El derecho al olvido, en este sentido, se convierte en un pilar esencial para la salud democrática de nuestras sociedades. No se trata de borrar la historia ni de proteger a culpables impunes, sino de equilibrar el derecho a la información con el derecho a la dignidad, la intimidad y la segunda oportunidad. La desproporción entre el daño causado por una publicación digital y la imposibilidad de defensa de la víctima exige herramientas legales eficaces. Y es aquí donde el derecho al olvido tiene una función reparadora, no solo en términos de imagen pública, sino también en el ámbito emocional y social.

La lentitud de los marcos legales para adaptarse al ritmo de internet ha dejado a muchas personas atrapadas en una narrativa que no controlan. Los algoritmos no olvidan, las búsquedas no prescriben y los prejuicios digitales se consolidan. Por eso urge avanzar hacia una legislación que reconozca el derecho a ser olvidado como parte de una justicia digital integral.
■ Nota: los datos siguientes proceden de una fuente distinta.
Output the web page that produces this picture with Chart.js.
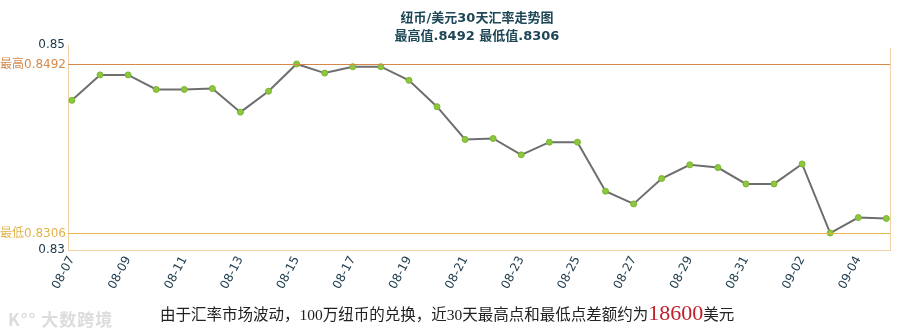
<!DOCTYPE html>
<html>
<head>
<meta charset="utf-8">
<script src="https://cdn.jsdelivr.net/npm/chart.js@4"></script>
<style>
    body { margin: 0; background: #fff; }
    #wrap { position: relative; width: 900px; height: 336px; overflow: hidden; }
    #rate-chart { position: absolute; left: 0; top: 0; }
    #title { position: absolute; left: 22px; top: 9px; width: 910px; text-align: center; color: #1d4656; font: bold 13px "DejaVu Sans", "Noto Sans CJK SC", sans-serif; line-height: 18px; }
    #note { position: absolute; left: 160px; top: 300px; color: #222; font: 15.5px "Liberation Serif", "Noto Sans CJK SC", serif; white-space: nowrap; }
    #note .diff { color: #c0202c; font-size: 22px; }
    #mark { position: absolute; left: 8px; top: 306px; color: #dcdcdc; font: bold 17px "Noto Sans CJK SC", sans-serif; letter-spacing: 1px; }
</style>
</head>
<body>
<div id="wrap">
    <canvas id="rate-chart" width="900" height="336"></canvas>
    <div id="title">纽币/美元30天汇率走势图<br>最高值.8492 最低值.8306</div>
    <div id="note">由于汇率市场波动，100万纽币的兑换，近30天最高点和最低点差额约为<span class="diff">18600</span>美元</div>
    <div id="mark">K°° 大数跨境</div>
</div>
<script>
const dates = ['08-07', '08-08', '08-09', '08-10', '08-11', '08-12', '08-13', '08-14', '08-15', '08-16',
    '08-17', '08-18', '08-19', '08-20', '08-21', '08-22', '08-23', '08-24', '08-25', '08-26',
    '08-27', '08-28', '08-29', '08-30', '08-31', '09-01', '09-02', '09-03', '09-04', '09-05'];
const rates = [0.8452, 0.8480, 0.8480, 0.8464, 0.8464, 0.8465, 0.8439, 0.8462, 0.8492, 0.8482,
    0.8489, 0.8489, 0.8474, 0.8445, 0.8409, 0.8410, 0.8392, 0.8406, 0.8406, 0.8352,
    0.8338, 0.8366, 0.8381, 0.8378, 0.8360, 0.8360, 0.8382, 0.8306, 0.8323, 0.8322];
const highRate = 0.8492;
const lowRate = 0.8306;
const yMin = 0.82873;
const yMax = 0.85129;

// max / min guide lines with their labels left of the axis, plus the frame
const guideLines = {
    id: 'guideLines',
    afterDatasetsDraw(chart) {
        const ctx = chart.ctx;
        const area = chart.chartArea;
        const y = chart.scales.y;
        ctx.save();
        ctx.lineWidth = 1;
        ctx.strokeStyle = '#f2d3a8';
        ctx.beginPath();
        ctx.moveTo(area.right + 0.5, area.top + 3);
        ctx.lineTo(area.right + 0.5, area.bottom);
        ctx.stroke();

        ctx.font = '12px "DejaVu Sans", "Noto Sans CJK SC", sans-serif';
        ctx.textAlign = 'right';
        ctx.textBaseline = 'middle';
        [[highRate, '#d4894c', '最高'], [lowRate, '#e2b44a', '最低']].forEach(([v, color, tag]) => {
            const py = Math.round(y.getPixelForValue(v)) + 0.5;
            ctx.strokeStyle = color;
            ctx.beginPath();
            ctx.moveTo(area.left, py);
            ctx.lineTo(area.right, py);
            ctx.stroke();
            ctx.fillStyle = color;
            ctx.fillText(tag + v.toFixed(4), area.left - 2, py);
        });
        ctx.restore();
    }
};

new Chart(document.getElementById('rate-chart'), {
    type: 'line',
    data: {
        datasets: [{
            data: rates.map((v, i) => ({ x: i, y: v })),
            borderColor: '#6e6e6e',
            borderWidth: 2,
            pointRadius: 3,
            pointBackgroundColor: '#8dc63f',
            pointBorderColor: '#7ab52e',
            pointBorderWidth: 1,
            tension: 0
        }]
    },
    options: {
        responsive: false,
        animation: false,
        layout: { padding: { top: 45, right: 10, bottom: 0, left: 0 } },
        plugins: { legend: { display: false }, tooltip: { enabled: false } },
        scales: {
            x: {
                type: 'linear',
                min: -0.14,
                max: 29.13,
                afterBuildTicks: (scale) => {
                    scale.ticks = dates.map((d, i) => ({ value: i })).filter(t => t.value % 2 == 0);
                },
                afterFit: (scale) => { scale.height = 86; },
                grid: { display: false, drawTicks: false },
                border: { color: '#f2d3a8', width: 1 },
                ticks: {
                    autoSkip: false,
                    minRotation: 62,
                    maxRotation: 62,
                    padding: 4,
                    color: '#1d3a4c',
                    font: { family: 'Verdana, "DejaVu Sans", sans-serif', size: 12 },
                    callback: (v) => dates[v]
                }
            },
            y: {
                min: yMin,
                max: yMax,
                afterBuildTicks: (scale) => {
                    scale.ticks = [{ value: yMin }, { value: yMax }];
                },
                afterFit: (scale) => { scale.width = 68; },
                grid: { display: false, drawTicks: false },
                border: { color: '#f2d3a8', width: 1 },
                ticks: {
                    padding: 3,
                    color: '#1d3a4c',
                    font: { family: 'Verdana, "DejaVu Sans", sans-serif', size: 12 },
                    callback: (v) => v.toFixed(2)
                }
            }
        }
    },
    plugins: [guideLines]
});
</script>
</body>
</html>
Este derecho no debería depender de la posición social, del acceso a abogados o de la presión pública: debería ser una garantía universal frente al abuso informativo y la violencia simbólica.

La libertad de expresión no puede convertirse en una licencia para la difamación impune, ni los colectivos extremistas en verdugos sociales sin rostro ni responsabilidad. Y la memoria digital no debe ser una condena perpetua. Reivindicar el derecho al olvido es defender la posibilidad de reconstruirse, de sanar, de empezar de nuevo. En un mundo donde las heridas digitales sangran tanto como las físicas, olvidar no es borrar la historia; es permitir que la vida continúe.